In [27]:
import torch
from torch.autograd import Variable
import torch.nn as nn
import torch.nn.functional as F
import torch.optim as optim

'''准备数据'''
training_data = [
    ("The dog ate the apple".split(), ["DET", "NN", 'V', "DET", "NN"]),
    ("Everybody read that book".split(), ["NN", "V", "DET", "NN"])
]

# 给单词编码
word_to_ix = {}
for sent, tags in training_data:
    for word in sent:
        if word not in word_to_ix:
            word_to_ix[word] = len(word_to_ix)
print word_to_ix
tag_to_ix = {"DET":0, "NN":1, "V":2}

def prepare_sequence(seq, to_ix):
    '''把seq转换成ix列表，Variable格式。
    Args:
        seq: 句子，单词序列或者词性序列
        to_ix: 是word_to_ix, 或者tag_to_ix
    Returns:
        res: Variable, size = len(seq)
    '''
    idxs = [to_ix[word] for word in seq]
    res = Variable(torch.LongTensor(idxs))
    return res
    
'''超参设置'''
# 一般32,64
EMBEDDING_DIM = 6
HIDDEN_DIM = 6
LEARNING_RATE = 0.1

{'Everybody': 5, 'ate': 2, 'apple': 4, 'that': 7, 'read': 6, 'dog': 1, 'book': 8, 'the': 3, 'The': 0}


In [33]:
'''网络模型'''
class LSTMTagger(nn.Module):
    def __init__(self, embedding_dim, hidden_dim, vocab_size, tagset_size):
        super(LSTMTagger, self).__init__()
        self.hidden_dim = hidden_dim
        # (词汇总数量, embedding维度)
        self.word_embeddings = nn.Embedding(vocab_size, embedding_dim)
        # embedding as input, output hidden_dim 
        self.lstm = nn.LSTM(embedding_dim, hidden_dim)
        # linear hidden state to tag  space
        self.hidden2tag = nn.Linear(hidden_dim, tagset_size)
        self.hidden = self.init_hidden()
    
    def init_hidden(self):
        '''init hidden, h0 and c0'''
        # (num_layers*num_directions, minibatch_size, hidden_dim)
        h0 = Variable(torch.zeros(1, 1, self.hidden_dim))
        c0 = Variable(torch.zeros(1, 1, self.hidden_dim))
        return (h0, c0)
    
    def forward(self, sentence):
        ''' 前向计算
        Args:
            sentence: 单词列表，用id表示。Variable格式
        Returns:
            标签得分
        '''
        embeds = self.word_embeddings(sentence)
        lstm_out, self.hidden =  self.lstm(
            embeds.view(len(sentence), 1, -1), self.hidden)
        tag_space = self.hidden2tag(lstm_out.view(len(sentence), -1))
        tag_scores = F.log_softmax(tag_space)
        return tag_scores
 
'''定义loss和优化器'''
model = LSTMTagger(EMBEDDING_DIM, HIDDEN_DIM, len(word_to_ix), len(tag_to_ix))

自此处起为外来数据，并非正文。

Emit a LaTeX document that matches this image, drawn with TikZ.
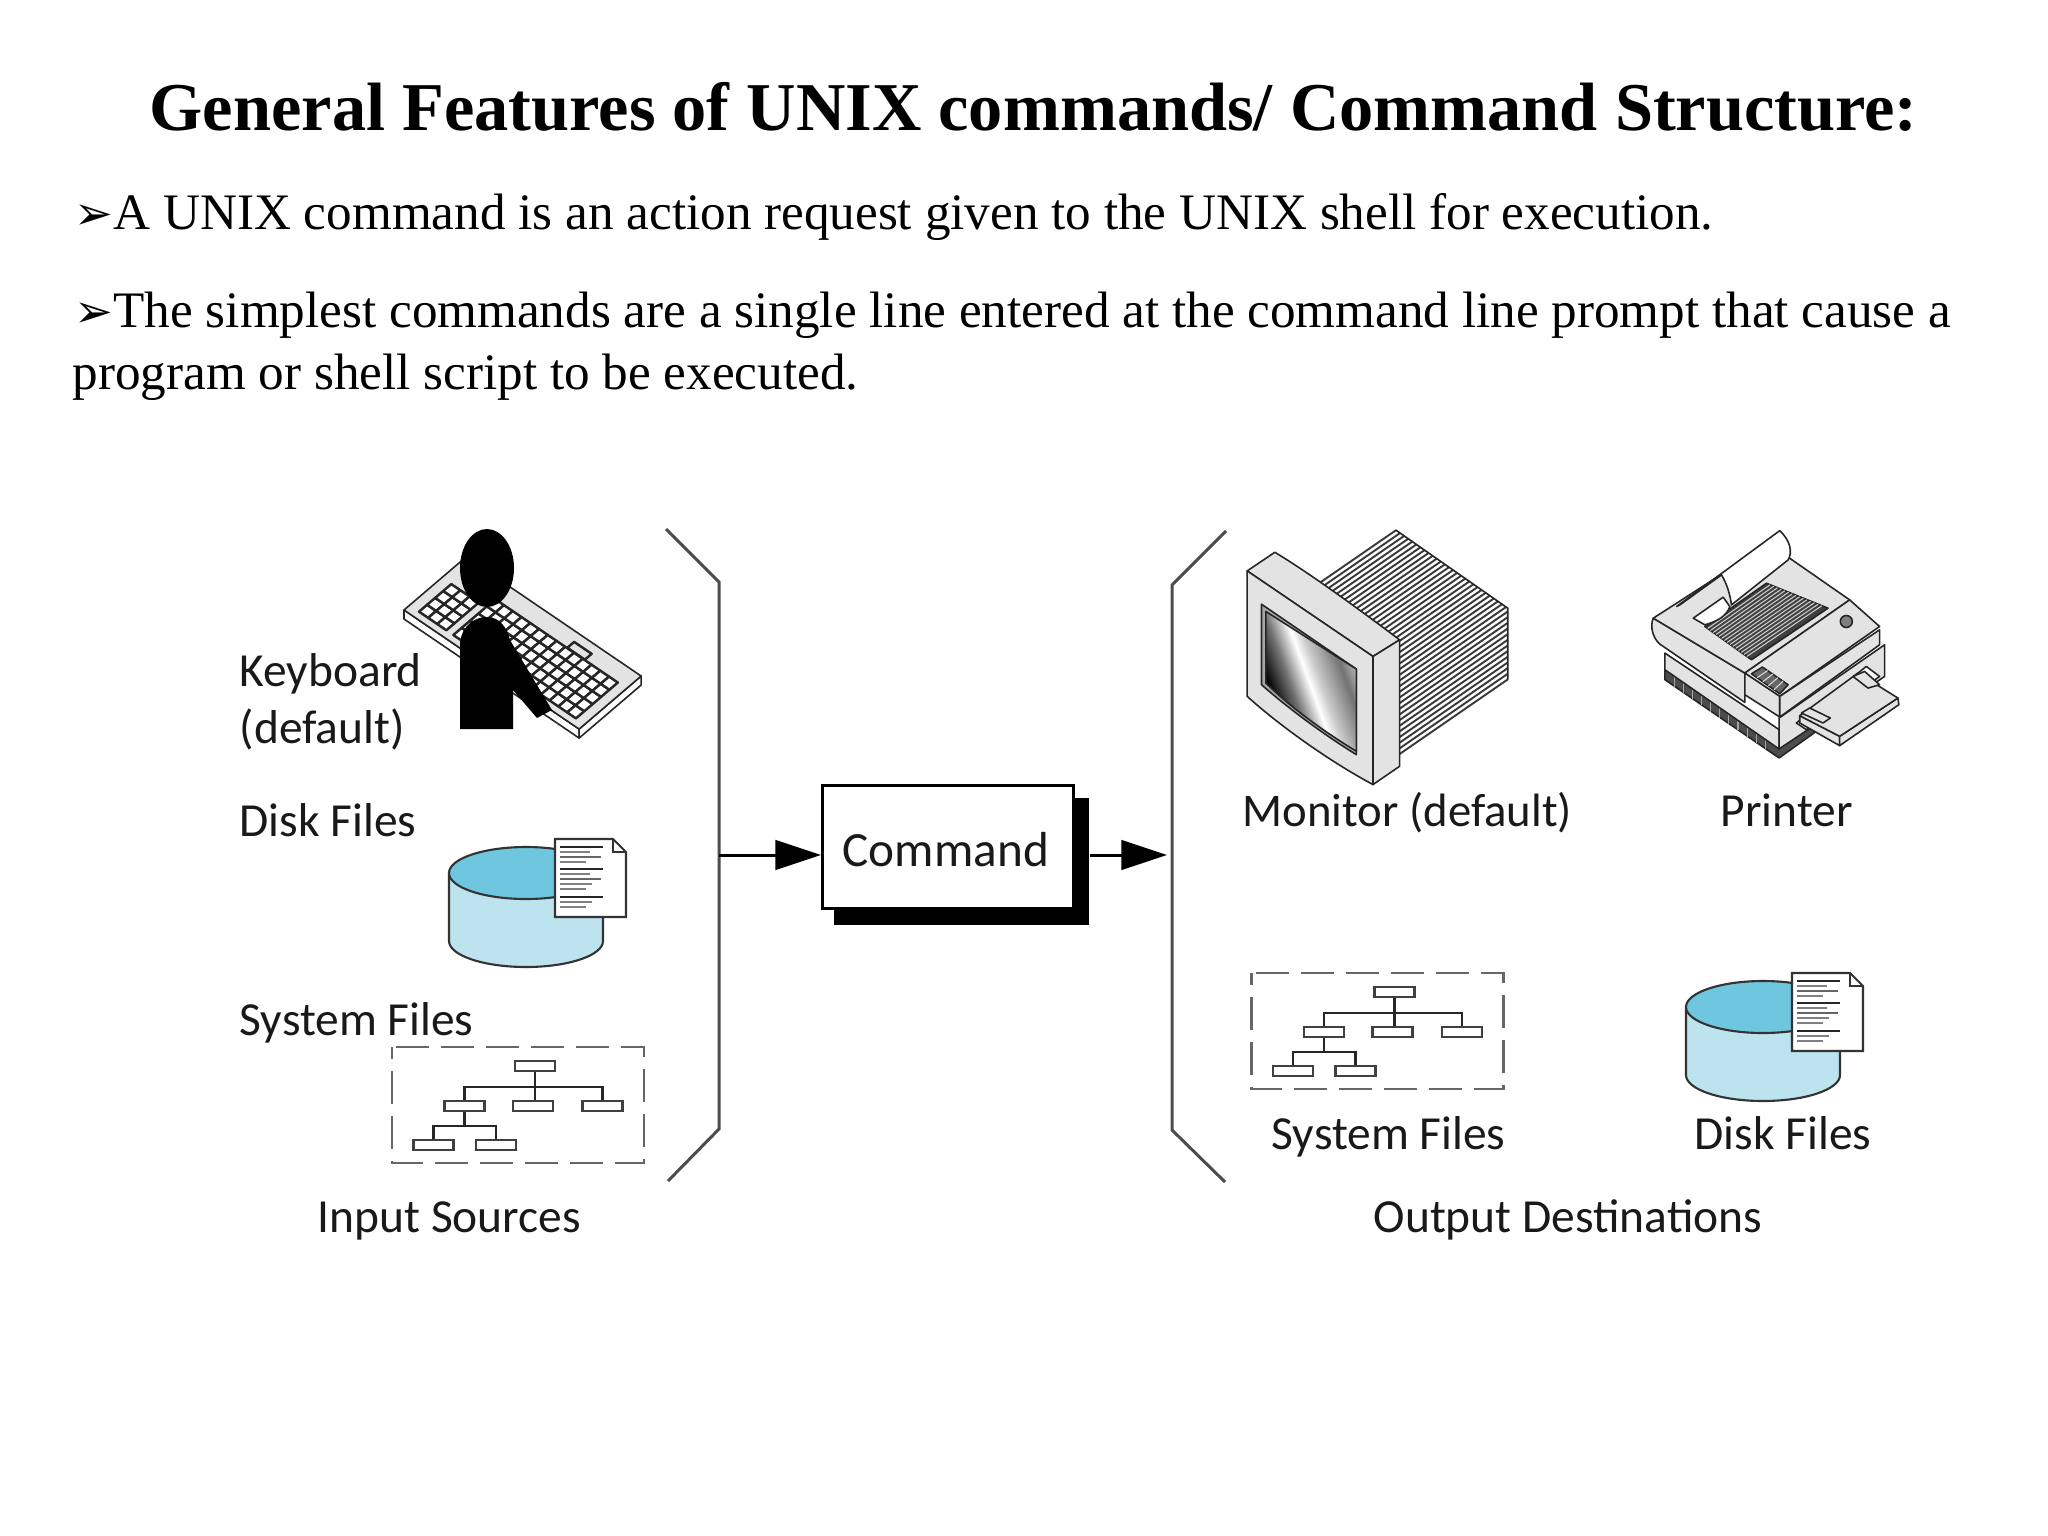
\documentclass[tikz,border=0pt]{standalone}
\usepackage{fontspec}
\setmainfont{Liberation Serif}
\newfontfamily\labelfont{Carlito}
\newfontfamily\markfont{DejaVu Sans}
\usetikzlibrary{arrows.meta}

\definecolor{diskdark}{HTML}{6FC6DF}
\definecolor{disklight}{HTML}{BCE3EE}
\definecolor{plategray}{HTML}{E3E3E3}
\definecolor{ribgray}{HTML}{3A3A3A}

\pgfdeclarehorizontalshading{crtglass}{100bp}{color(0bp)=(black); color(30bp)=(black); color(40bp)=(black!55); color(49bp)=(white); color(54bp)=(black!20); color(66bp)=(black!55); color(76bp)=(black!15); color(100bp)=(black!15)}

\tikzset{
	titletext/.style={anchor=base west,inner sep=0pt,font=\bfseries\fontsize{19.45}{23}\selectfont},
	bodytext/.style={anchor=base west,inner sep=0pt,font=\fontsize{14.55}{17}\selectfont},
	lbl/.style={anchor=base west,inner sep=0pt,text=black!90,font=\labelfont\fontsize{13.5}{16}\selectfont},
	bracket/.style={line width=0.85pt,draw=black!70},
	sysframe/.style={line width=0.8pt,draw=black!60,dash pattern=on 9.4pt off 3.4pt},
	treebox/.style={draw=black!75,line width=0.7pt,fill=white,minimum width=11.4pt,minimum height=2.9pt,inner sep=0pt},
	treeline/.style={line width=0.6pt,draw=black!85},
	diskline/.style={line width=0.6pt,draw=black!80},
	thin part/.style={line width=0.45pt,draw=black!85,line join=round},
	keycap/.style={line width=0.7pt,draw=black!85,fill=white,line join=round},
	plate/.style={thin part,fill=plategray},
	flow/.style={line width=0.85pt,-{Triangle[length=13pt,width=8.4pt]}},
}

\begin{document}
\begin{tikzpicture}[x=0.01cm,y=-0.01cm]

	\useasboundingbox (0,0) rectangle (2048,1536);
	\fill[white] (0,0) rectangle (2048,1536);

	% heading and the text lines
	\node[titletext] (heading) at (149,130) {General Features of UNIX commands/ Command Structure:};
	\node[bodytext] (lineone) at (74,229.5) {{\markfont\bfseries\fontsize{13.2}{14}\selectfont ➢}A UNIX command is an action request given to the UNIX shell for execution.};
	\node[bodytext] (linetwo) at (74,327) {{\markfont\bfseries\fontsize{13.2}{14}\selectfont ➢}The simplest commands are a single line entered at the command line prompt that cause a};
	\node[bodytext] (linethree) at (72,389) {program or shell script to be executed.};

	% brackets
	\draw[bracket] (666,529) -- (719,582) -- (719,1129) -- (668,1181);
	\draw[bracket] (1226,531) -- (1172,585) -- (1172,1130) -- (1225,1182);

	% command box
	\node[fill=black,minimum width=72.4pt,minimum height=36.2pt,inner sep=0pt] (cmdshadow) at (961.5,861.5) {};
	\node[draw=black,fill=white,line width=0.85pt,minimum width=71.4pt,minimum height=35pt,inner sep=0pt] (command) at (948,847) {};
	\node[lbl,font=\labelfont\fontsize{14}{16}\selectfont] (cmdlabel) at (842,866.5) {Command};

	\coordinate (inmark) at (719,855);
	\coordinate (outmark) at (1167,855);
	\draw[flow] (inmark) -- (inmark -| command.west);
	\draw[flow] (cmdshadow.east |- outmark) -- (outmark);

	% keyboard
	\begin{scope}[shift={(404,610)},x={(1.75cm,-1.19cm)},y={(0.62cm,0.53cm)}]
		\draw[thin part,fill=white] (0,0) -- (1,0) -- ([yshift=-0.09cm]1,0) -- ([yshift=-0.09cm]0,0) -- cycle;
		\draw[thin part,fill=white] (1,0) -- (1,1) -- ([yshift=-0.09cm]1,1) -- ([yshift=-0.09cm]1,0) -- cycle;
		\draw[plate] (0,0) -- (1,0) -- (1,1) -- (0,1) -- cycle;
		\foreach \a in {0,...,2}
			\foreach \b in {0,...,3}
				\draw[keycap] ({0.054+\a*0.052},{0.09+\b*0.13}) -- ++(0.052,0) -- ++(0,0.13) -- ++(-0.052,0) -- cycle;
		\foreach \a in {0,...,13}
			\foreach \b in {0,...,4}
				\draw[keycap] ({0.25+\a*0.05},{0.09+\b*0.135}) -- ++(0.05,0) -- ++(0,0.135) -- ++(-0.05,0) -- cycle;
		\draw[thin part,line width=0.7pt] (0.66,0.77) -- ++(0.1,0) -- ++(0,0.11) -- ++(-0.1,0) -- cycle;
	\end{scope}

	% person
	\fill[black] (487,568) ellipse (27 and 39);
	\fill[black] (460,729) -- (460,643) .. controls (462,625) and (475,617) .. (487,617)
		.. controls (500,617) and (507,628) .. (510,640) -- (552,710) -- (537,718) -- (513,690) -- (513,729) -- cycle;

	\node[lbl] (kbdlabel) at (239,686) {Keyboard};
	\node[lbl] (deflabel) at (239,743) {(default)};
	\node[lbl] (disklabelin) at (239,836.5) {Disk Files};
	\node[lbl] (syslabelin) at (239,1035) {System Files};
	\node[lbl] (inputlabel) at (317,1232.5) {Input Sources};

	% the two disks with their page
	\foreach \ox/\oy in {0/0,1237/134}
	{
		\begin{scope}[shift={(\ox,\oy)}]
			\filldraw[diskline,fill=disklight] (449,873) -- (449,941) arc (180:360:77 and -26) -- (603,873) -- cycle;
			\filldraw[diskline,fill=diskdark] (526,873) ellipse (77 and 26);
			\filldraw[diskline,fill=white] (555,839) -- (613,839) -- (626,852) -- (626,917) -- (555,917) -- cycle;
			\draw[diskline] (613,839) -- (613,852) -- (626,852);
			\foreach \ly/\lx/\lc in {847/603/85,852/590/50,857/601/60,862/586/50,869/603/85,874/590/50,879/601/60,884/592/50,889/586/50,897/603/85,902/592/50,907/586/50}
				\draw[line width=0.55pt,draw=black!\lc] (560,\ly) -- (\lx,\ly);
		\end{scope}
	}

	% the two file trees
	\foreach \ox/\oy/\pfx in {0/0/in,859.5/-74/out}
	{
		\begin{scope}[shift={(\ox,\oy)},name prefix=\pfx-]
			\draw[sysframe] (396,1047) -- (644,1047) -- (644,1163) -- (392,1163) -- (392,1047);
			\node[treebox] (root) at (535,1066) {};
			\node[treebox] (mid) at (533,1106) {};
			\node[treebox] (lft) at (464.5,1106) {};
			\node[treebox] (rgt) at (602.5,1106) {};
			\node[treebox] (leafa) at (433.5,1145) {};
			\node[treebox] (leafb) at (496,1145) {};
			\coordinate (busa) at (535,1087);
			\coordinate (busb) at (464.5,1126);
			\draw[treeline] (root.south) -- (root.south |- mid.north);
			\draw[treeline] (lft.north) |- (busa) -| (rgt.north);
			\draw[treeline] (lft.south) -- (busb);
			\draw[treeline] (leafa.north) |- (busb) -| (leafb.north);
		\end{scope}
	}

	\node[lbl] (syslabelout) at (1271,1149) {System Files};
	\node[lbl] (disklabelout) at (1694,1149) {Disk Files};
	\node[lbl,font=\labelfont\fontsize{13.3}{16}\selectfont] (monlabel) at (1242,826) {Monitor (default)};
	\node[lbl] (prnlabel) at (1720,826) {Printer};
	\node[lbl] (outputlabel) at (1373,1232.5) {Output Destinations};

	% monitor
	\begin{scope}[shift={(1160,510)},x=0.00333cm,y=-0.00333cm]
		\fill[white] (475,225) -- (708,60) -- (1045,295) -- (1045,510) -- (720,735) -- (640,440) -- cycle;
		\foreach \c in {550,567,...,1232}
		{
			\pgfmathsetmacro\xl{min((\c+94.7)/1.363,720)}
			\pgfmathsetmacro\xr{min((\c+433.6)/1.387,1045)}
			\draw[line width=0.55pt,draw=ribgray] (\xl,{\c-0.69*\xl}) -- (\xr,{\c-0.69*\xr});
		}
		\draw[thin part] (708,60) -- (1045,295) -- (1045,510);
		\draw[plate] (262,183) -- (345,127) .. controls (450,190) and (600,300) .. (720,390) -- (640,440) -- cycle;
		\draw[plate] (640,440) -- (720,390) -- (720,770) -- (640,825) -- cycle;
		\draw[plate] (262,183) -- (640,440) -- (640,825) .. controls (500,750) and (350,640) .. (262,560) -- cycle;
		\draw[thin part,fill=black!35] (305,283) -- (590,478) -- (590,735) .. controls (500,680) and (390,600) .. (305,525) -- cycle;
		\draw[thin part,shading=crtglass,shading angle=20] (318,305) -- (590,478) -- (590,725) .. controls (500,670) and (400,600) .. (318,520) -- cycle;
	\end{scope}

	% printer
	\begin{scope}[shift={(1620,510)},x=0.00333cm,y=-0.00333cm]
		% foot and lower tier
		\draw[thin part,fill=black!70] (135,470) -- (135,510) -- (478,745) -- (590,665) -- (590,630) -- (478,710) -- cycle;
		\foreach \t in {0.08,0.16,...,0.95}
			\draw[line width=0.3pt,draw=black!35] ({135+\t*343},{480+\t*235}) -- ++(0,32);
		\draw[plate] (135,430) -- (375,590) -- (478,660) -- (478,718) -- (135,480) -- cycle;
		\draw[plate] (478,625) -- (795,405) -- (795,500) -- (580,650) -- (478,718) -- cycle;
		\draw[thin part,fill=white] (530,640) -- (740,470) -- (780,500) -- (560,660) -- cycle;
		% left round body
		\draw[plate] (100,325) .. controls (88,350) and (100,395) .. (130,410) -- (375,578) -- (375,490) -- cycle;
		% top deck
		\draw[plate] (100,325) -- (310,190) -- (510,145) -- (690,270) -- (375,490) -- cycle;
		\draw[thin part,fill=black!75] (255,350) -- (440,220) -- (625,295) -- (395,450) -- cycle;
		\foreach \t in {0.06,0.12,...,0.95}
			\draw[line width=0.3pt,draw=black!20] ({255+\t*140},{350+\t*100}) -- ({440+\t*185},{220+\t*75});
		\draw[thin part,fill=white] (220,325) -- (310,262) -- (330,290) .. controls (320,320) and (290,335) .. (255,345) -- cycle;
		\draw[thin part,fill=white] (170,290) -- (480,62) .. controls (510,90) and (520,125) .. (505,150) -- (335,285) .. controls (330,250) and (320,220) .. (305,195) -- (180,285) -- cycle;
		% control part
		\draw[plate] (375,490) -- (690,270) -- (780,350) -- (480,560) -- cycle;
		\draw[plate] (375,490) -- (480,560) -- (480,622) -- (375,555) -- cycle;
		\draw[plate] (480,560) -- (780,360) -- (780,405) -- (480,622) -- cycle;
		\draw[thin part,fill=black!60] (395,492) -- (428,472) -- (505,525) -- (480,552) -- cycle;
		\foreach \t in {0.2,0.4,0.6,0.8}
			\draw[line width=0.3pt,draw=black!15] ({395+\t*85},{492+\t*60}) -- ({428+\t*77},{472+\t*53});
		\draw[thin part,fill=black!50] (680,335) circle (18);
		% tray
		\draw[plate] (540,618) -- (660,680) -- (660,708) -- (540,640) -- cycle;
		\draw[plate] (660,680) -- (835,565) -- (838,585) -- (660,708) -- cycle;
		\draw[plate] (540,618) -- (715,490) -- (835,565) -- (660,680) -- cycle;
		\draw[plate] (700,500) -- (735,485) -- (780,525) -- (745,535) -- cycle;
		\draw[plate] (545,610) -- (570,595) -- (632,625) -- (610,640) -- cycle;
	\end{scope}

\end{tikzpicture}
\end{document}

loss_func = nn.NLLLoss()    # it is useful when you have an unbalanced training set
optimizer = optim.SGD(model.parameters(), lr=LEARNING_RATE)
print training_data[0][0]
inputs = prepare_sequence(training_data[0][0], word_to_ix)
#print inputs.data
tag_scores = model(inputs)
print tag_scores

'''训练网络'''
for epoch in range(100):
    for sentence, tags in training_data:
        # 1. 清空梯度和初始化参数
        model.zero_grad()
        model.hidden = model.init_hidden()
        # 2. 准备数据
        sentence_in = prepare_sequence(sentence, word_to_ix)
        tags_in = prepare_sequence(tags, tag_to_ix)
        # 3. 前向计算
        tag_scores = model(sentence_in)
        # 4. 计算误差，梯度，更新参数
        loss = loss_func(tag_scores, tags_in)
        loss.backward()
        optimizer.step()

inputs = prepare_sequence(training_data[0][0], word_to_ix)
#print inputs.data
tag_scores = model(inputs)
print tag_scores

['The', 'dog', 'ate', 'the', 'apple']
Variable containing:
-0.9724 -1.1028 -1.2382
-0.9942 -1.1470 -1.1636
-0.9147 -1.1315 -1.2844
-0.9943 -1.1123 -1.1999
-0.9829 -1.0992 -1.2289
[torch.FloatTensor of size 5x3]

Variable containing:
-0.3184 -1.7903 -2.2464
-1.7638 -0.5437 -1.3943
-1.3609 -0.7046 -1.3892
-0.4327 -1.4474 -2.1536
-1.8662 -0.3600 -1.9133
[torch.FloatTensor of size 5x3]



**API总结**

In [13]:
# num_embeddings: vocab_size, embedding_dim: single embedding vector dim
embedding = nn.Embedding(num_embeddings = 10, embedding_dim = 3)
inputs = Variable(torch.LongTensor([[1, 2, 4, 5], [4, 3, 2, 9]])) 
print embedding(inputs).data.size()
# 一共5个词，5个向量，每个向量3维
print embedding(Variable(torch.LongTensor([1, 2, 3, 4, 5])))

torch.Size([2, 4, 3])
Variable containing:
 0.5355 -1.1695  0.9449
-2.2623  0.3127  0.1137
 1.3729 -1.6990  0.0285
-0.1547  0.2261 -0.6028
-0.4340 -1.3596 -0.4329
[torch.FloatTensor of size 5x3]